The more accurately your agreement reflects the real business, the more useful it will be later.
Common Mistakes to Avoid
Using a Generic Template Without Editing It
A generic form may miss important provisions or include language that does not fit your company.
Failing to Match the Agreement to the Formation Documents
Your operating agreement should be consistent with your LLC records and ownership structure.
Ignoring Buyout and Exit Terms
Many disputes arise when a member wants to leave or transfer ownership. Clear exit rules can prevent expensive conflict.
Leaving Authority Undefined
If it is not clear who can sign contracts, open bank accounts, or hire vendors, confusion can follow.
Not Updating the Agreement
Your business will evolve. The agreement should be reviewed and updated when ownership, management, or operations change.

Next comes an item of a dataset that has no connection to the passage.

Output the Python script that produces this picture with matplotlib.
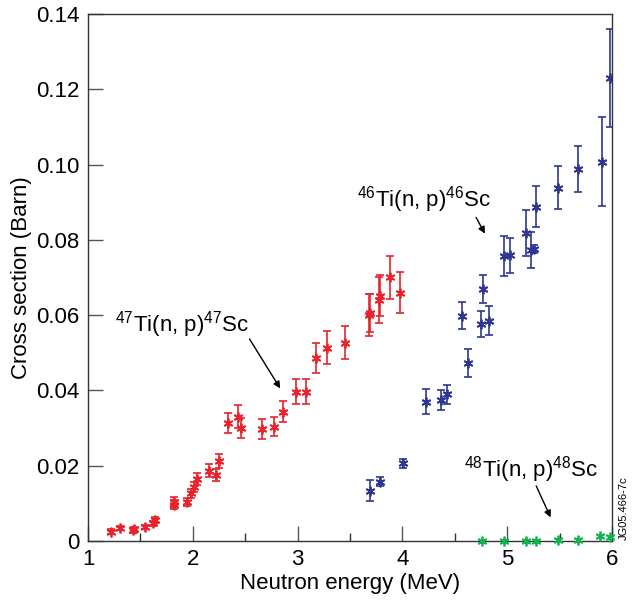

When Should You Create the Agreement?
The best time to create an operating agreement is as soon as possible after forming the LLC. Waiting until a dispute or change in ownership occurs can leave you exposed to avoidable problems.
Ideally, the document should be completed while the company is still new, when members are aligned and the structure is easy to define.
Why Use a Template at All?
A good template speeds up the process and ensures you do not overlook major sections. It can also help non-lawyers understand what decisions need to be made before the business starts operating.
A template is especially useful when you want to:
- Launch quickly
- Organize a new LLC efficiently
- Standardize internal policies
- Save time while still creating a professional document
How Zenind Supports New Business Owners
Zenind helps entrepreneurs form and manage businesses with practical services designed for simplicity and compliance. If you are setting up a District of Columbia LLC, Zenind can help you move from formation to internal organization with less friction.
That means you can focus on building the business while keeping important company documents in order.
Final Thoughts
A District of Columbia LLC operating agreement is more than a formality. It is a foundational document that helps define ownership, management, profits, responsibilities, and exit procedures.
Whether you are forming a single-member LLC or a multi-member company, a customized operating agreement gives your business structure and helps reduce future risk. Starting with a strong template is a practical way to build that foundation.
If you are forming an LLC in Washington, DC, take the time to create an operating agreement that reflects how your business actually works. It is one of the simplest ways to protect your company and keep operations clear from the beginning.